The Biden administration has spent the last of its COVID-19 funding to procure these next-generation COVID-19 vaccine boosters. Once these run out, the cost for additional vaccines will be deferred to an individual’s insurance plan. Because these boosters are intended as annual vaccines in line with influenza vaccines, paying for another jab six months later when immunity has waned will be an out-of-pocket cost.

It is essential that workers and the general public reject the propaganda of the political establishment and corporate media, which falsely present COVID-19 as harmless to vaccinated people, and remain vigilant in wearing well-fitting N95 respirators and social distance to the greatest extent possible in order to prevent the spread of COVID-19. The risks of developing Long-COVID, which can cause crippling debilitation, are only slightly reduced by vaccines, and the same will likely hold for the latest bivalent vaccines. As of yet, there are no treatments proven to mitigate the impacts of Long COVID, which can affect nearly every organ in the body.

The essence of the COVID-19 vaccine booster with Omicron-specific subvariant formulations is to deepen the vaccine-only strategy of the Biden administration, which has openly embraced a criminal policy of “forever COVID-19” in which no efforts will be made to eliminate or even reduce viral transmission.

The latest vaccines change nothing about the nature of the coronavirus and the population’s waning immunity that will most assuredly occur over a few months. World Health Organization (WHO) Director-General Dr. Tedros Adhanom Ghebreyesus recently warned once again of the possibility of the emergence of deadlier and more infectious variants and the need to take appropriate precautions. However, for Biden and the short-sighted bureaucrats heading the COVID Response Team, in particular Drs.
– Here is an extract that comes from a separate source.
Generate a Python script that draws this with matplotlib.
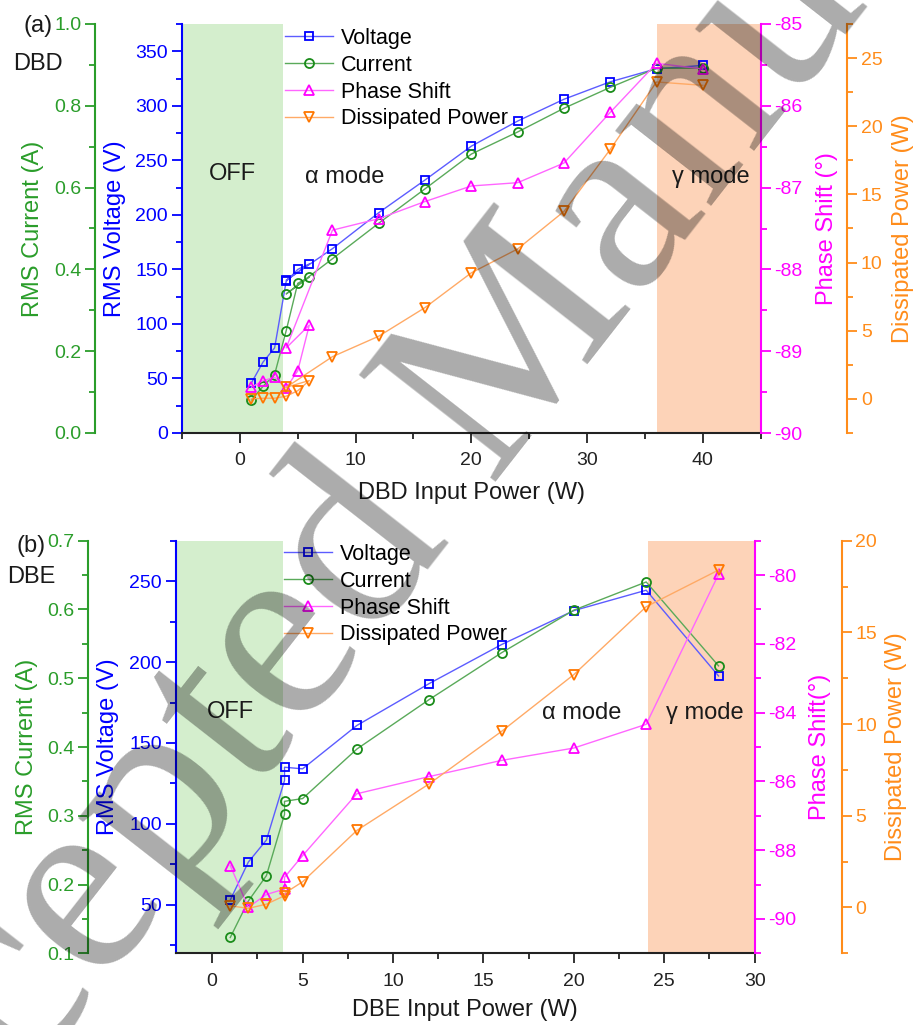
import matplotlib
matplotlib.use("Agg")
import matplotlib.pyplot as plt
from matplotlib.ticker import MultipleLocator

plt.rcParams['font.family'] = ['Liberation Sans', 'DejaVu Sans']
plt.rcParams['axes.unicode_minus'] = False

W, H = 917, 1025

# (a) DBD -- the point at 4 W was measured twice (low / high branch)
dbd_input = [1, 2, 3, 4, 5, 6, 4, 8, 12, 16, 20, 24, 28, 32, 36, 40]
dbd_voltage = [46, 65, 78, 139, 150, 155, 140, 169, 202, 232, 263, 286, 306, 322, 334, 337]
dbd_current = [0.081, 0.114, 0.143, 0.25, 0.366, 0.381, 0.34, 0.426, 0.513, 0.597,
               0.682, 0.736, 0.794, 0.845, 0.892, 0.892]
dbd_phase = [-89.44, -89.36, -89.32, -89.45, -89.24, -88.68, -88.96, -87.52, -87.38,
             -87.17, -86.98, -86.94, -86.70, -86.08, -85.48, -85.55]
dbd_power = [0.0, 0.05, 0.05, 0.2, 0.6, 1.35, 0.85, 3.1, 4.6, 6.7, 9.25, 11.0, 13.75,
             18.3, 23.25, 23.0]

# (b) DBE
dbe_input = [1, 2, 3, 4, 4, 5, 8, 12, 16, 20, 24, 28]
dbe_voltage = [52.9, 76.4, 90, 126.8, 135, 134, 160.8, 186.7, 210.8, 231.8, 244.4, 191.4]
dbe_current = [0.123, 0.176, 0.213, 0.302, 0.321, 0.325, 0.397, 0.469, 0.537, 0.599,
               0.640, 0.518]
dbe_phase = [-88.45, -89.66, -89.29, -89.13, -88.79, -88.16, -86.36, -85.86, -85.39,
             -85.03, -84.34, -79.98]
dbe_power = [0.09, -0.05, 0.18, 0.64, 0.77, 1.4, 4.2, 6.74, 9.6, 12.7, 16.4, 18.4]

series_labels = ["Voltage", "Current", "Phase Shift", "Dissipated Power"]

BLUE, BLUE_L = "#0000ff", "#5c5cff"
GREEN, GREEN_L, GREEN_AX = "#1a8c1a", "#5aaa5a", "#2a9d2a"
MAG, MAG_L = "#ff00ff", "#ff66ff"
ORANGE, ORANGE_L, ORANGE_AX = "#ff7700", "#ffaa66", "#ff8c1a"
OFF_FILL, GAMMA_FILL = "#d4eecd", "#fdd3b8"


def fx(px):
    return px / W


def fy(py):
    return 1 - py / H


def y_style(ax, color, side, major, minor):
    ax.yaxis.set_major_locator(MultipleLocator(major))
    ax.yaxis.set_minor_locator(MultipleLocator(minor))
    ax.tick_params(axis="y", which="both", colors=color, direction="out", width=1.3,
                   labelsize=14, left=(side == "left"), right=(side == "right"),
                   labelleft=(side == "left"), labelright=(side == "right"))
    ax.tick_params(axis="y", which="major", length=7, pad=3)
    ax.tick_params(axis="y", which="minor", length=4)
    for name, sp in ax.spines.items():
        sp.set_visible(name == side)
    ax.spines[side].set_color(color)
    ax.spines[side].set_linewidth(1.5)


def draw_panel(rect, x, volt, curr, phase, power, cfg):
    ax = fig.add_axes(rect)
    ax_i = ax.twinx()
    ax_p = ax.twinx()
    ax_w = ax.twinx()

    ax.axvspan(cfg["xlim"][0], cfg["off_end"], color=OFF_FILL, lw=0, zorder=0)
    ax.axvspan(cfg["gamma_start"], cfg["xlim"][1], color=GAMMA_FILL, lw=0, zorder=0)

    mk = dict(mfc="none", mew=1.3, lw=1.0)
    lv, = ax.plot(x, volt, marker="s", ms=6, color=BLUE_L, mec=BLUE, **mk)
    li, = ax_i.plot(x, curr, marker="o", ms=6.5, color=GREEN_L, mec=GREEN, **mk)
    lp, = ax_p.plot(x, phase, marker="^", ms=7.5, color=MAG_L, mec=MAG, **mk)
    lw_, = ax_w.plot(x, power, marker="v", ms=7.5, color=ORANGE_L, mec=ORANGE, **mk)

    ax.set_xlim(*cfg["xlim"])
    ax.set_ylim(*cfg["vlim"])
    ax_i.set_ylim(*cfg["ilim"])
    ax_p.set_ylim(*cfg["plim"])
    ax_w.set_ylim(*cfg["wlim"])

    y_style(ax, BLUE, "left", *cfg["vticks"])
    ax.spines["bottom"].set_visible(True)
    ax.spines["bottom"].set_linewidth(1.5)
    ax.spines["bottom"].set_color("#222222")
    ax.xaxis.set_major_locator(MultipleLocator(cfg["xticks"][0]))
    ax.xaxis.set_minor_locator(MultipleLocator(cfg["xticks"][1]))
    ax.tick_params(axis="x", which="both", direction="out", width=1.3, labelsize=14,
                   colors="#222222")
    ax.tick_params(axis="x", which="major", length=7, pad=7)
    ax.tick_params(axis="x", which="minor", length=4)

    ax_i.yaxis.tick_left()
    y_style(ax_i, GREEN_AX, "left", *cfg["iticks"])
    ax_i.spines["left"].set_position(("axes", cfg["i_off"]))
    y_style(ax_p, MAG, "right", *cfg["pticks"])
    y_style(ax_w, ORANGE_AX, "right", *cfg["wticks"])
    ax_w.spines["right"].set_position(("axes", cfg["w_off"]))

    ax.set_xlabel(cfg["xlabel"], fontsize=17, color="#1a1a1a", labelpad=cfg["xpad"])
    labels = [(ax, "RMS Voltage (V)", BLUE, "left", cfg["vlab"]),
              (ax_i, "RMS Current (A)", GREEN_AX, "left", cfg["ilab"]),
              (ax_p, cfg["phase_label"], MAG, "right", cfg["plab"]),
              (ax_w, "Dissipated Power (W)", ORANGE_AX, "right", cfg["wlab"])]
    for a, text, color, side, xpos in labels:
        a.yaxis.set_label_position(side)
        a.set_ylabel(text, fontsize=17, color=color)
        a.yaxis.set_label_coords(xpos, 0.5)
        a.yaxis.label.set_verticalalignment("center")

    ax_w.legend([lv, li, lp, lw_], series_labels, loc="upper left",
                bbox_to_anchor=cfg["legend_at"], bbox_transform=fig.transFigure,
                frameon=False, fontsize=15.5, handlelength=2.25, handletextpad=0.35,
                labelspacing=0.27, borderpad=0, borderaxespad=0)

    for (px, py), text in cfg["notes"]:
        fig.text(fx(px), fy(py), text, fontsize=17, ha="center", va="center",
                 color="#1a1a1a")


fig = plt.figure(figsize=(W / 100, H / 100), dpi=100)

draw_panel([fx(182), fy(433), fx(760.7) - fx(182), fy(24) - fy(433)],
           dbd_input, dbd_voltage, dbd_current, dbd_phase, dbd_power,
           dict(xlim=(-5, 45), vlim=(0, 375), ilim=(0, 1.0), plim=(-90, -85),
                wlim=(-2.5, 27.5), xticks=(10, 5), vticks=(50, 25), iticks=(0.2, 0.1),
                pticks=(1, 0.5), wticks=(5, 2.5), off_end=3.7, gamma_start=36.0,
                i_off=-0.150, w_off=1.149, vlab=-0.116, ilab=-0.258, plab=1.114,
                wlab=1.246, phase_label="Phase Shift (°)", xlabel="DBD Input Power (W)",
                xpad=9, legend_at=(fx(285), fy(28)),
                notes=[((232, 174), "OFF"), ((345, 177), "α mode"),
                       ((711, 177), "γ mode"), ((38, 26), "(a)"), ((38, 64), "DBD")]))

draw_panel([fx(176), fy(953.3), fx(754.7) - fx(176), fy(540.7) - fy(953.3)],
           dbe_input, dbe_voltage, dbe_current, dbe_phase, dbe_power,
           dict(xlim=(-2, 30), vlim=(20, 275), ilim=(0.1, 0.7), plim=(-91, -79),
                wlim=(-2.5, 20), xticks=(5, 2.5), vticks=(50, 25), iticks=(0.1, 0.05),
                pticks=(2, 1), wticks=(5, 2.5), off_end=3.9, gamma_start=24.1,
                i_off=-0.152, w_off=1.150, vlab=-0.1175, ilab=-0.258, plab=1.113,
                wlab=1.245, phase_label="Phase Shift(°)", xlabel="DBE Input Power (W)",
                xpad=7, legend_at=(fx(284), fy(544)),
                notes=[((230, 712), "OFF"), ((582, 713), "α mode"),
                       ((705, 713), "γ mode"), ((31, 546), "(b)"), ((31, 577), "DBE")]))

# "Accepted Manuscript" watermark laid over the figure
fig.text(fx(535), fy(432), "Accepted Manuscript", rotation=52, rotation_mode="anchor",
         ha="center", va="baseline", fontsize=190, family="Liberation Serif",
         color="black", alpha=0.33, zorder=10)

fig.savefig("out.png", dpi=100)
Ashish Jha and Rochelle Walensky, the official epidemiologic statistics on the pandemic read like quarterly financial statements without a thought to the future.

Since hosting a “Summit on the Future of COVID-⁠19 Vaccines” in late July, the COVID Response Team has issued barely a word on the need to fast-track the development of sterilizing mucosal vaccines. Last month, noted Yale immunologist Dr. Akiko Iwasaki, who participated in the White House summit, gave the New York Times the following prognosis for the development of mucosal vaccines in the US: “Nasal vaccines will not be available this winter, but if there is government support and coordination, they can be available in the near future, potentially in a couple of years.”

The Western media has been almost entirely silent on the fact that on Sunday China approved the world’s first inhaled vaccine against the SARS-CoV-2 coronavirus. Fortune magazine ran the story on Monday that CanSino Biologics had been granted regulatory approval for their “needle-free” vaccine, Convidecia Air. It is inhaled through the mouth using a nebulizer to convert the liquid form of the vaccine into an aerosol. According to a preprint study, participants who had completed the two-dose Sinovac vaccine series and were given the inhaled booster showed a tremendous immune response within four weeks, even to Omicron. By contrast, those receiving the third Sinovac dose did not show an immune response against Omicron.

Another scientific study out of Russia found that the intranasally delivered Sputnik V vaccine induced robust systemic and local immune responses in mice for up to 180 days. Also, on Tuesday Health Minister Mansukh Mandaviya, Drugs Controller General of India, approved Bharat Biotech’s recombinant nasal vaccine for restricted use in India.

These advances in mucosal vaccines against SARS-CoV-2, as well as similar vaccines being developed far more slowly in the US and EU, could tremendously benefit the fight against the pandemic. But without the resources directed to producing these critical therapeutics and quickly distributing them globally, these crucial breakthroughs will linger on laboratory work benches collecting the proverbial dust.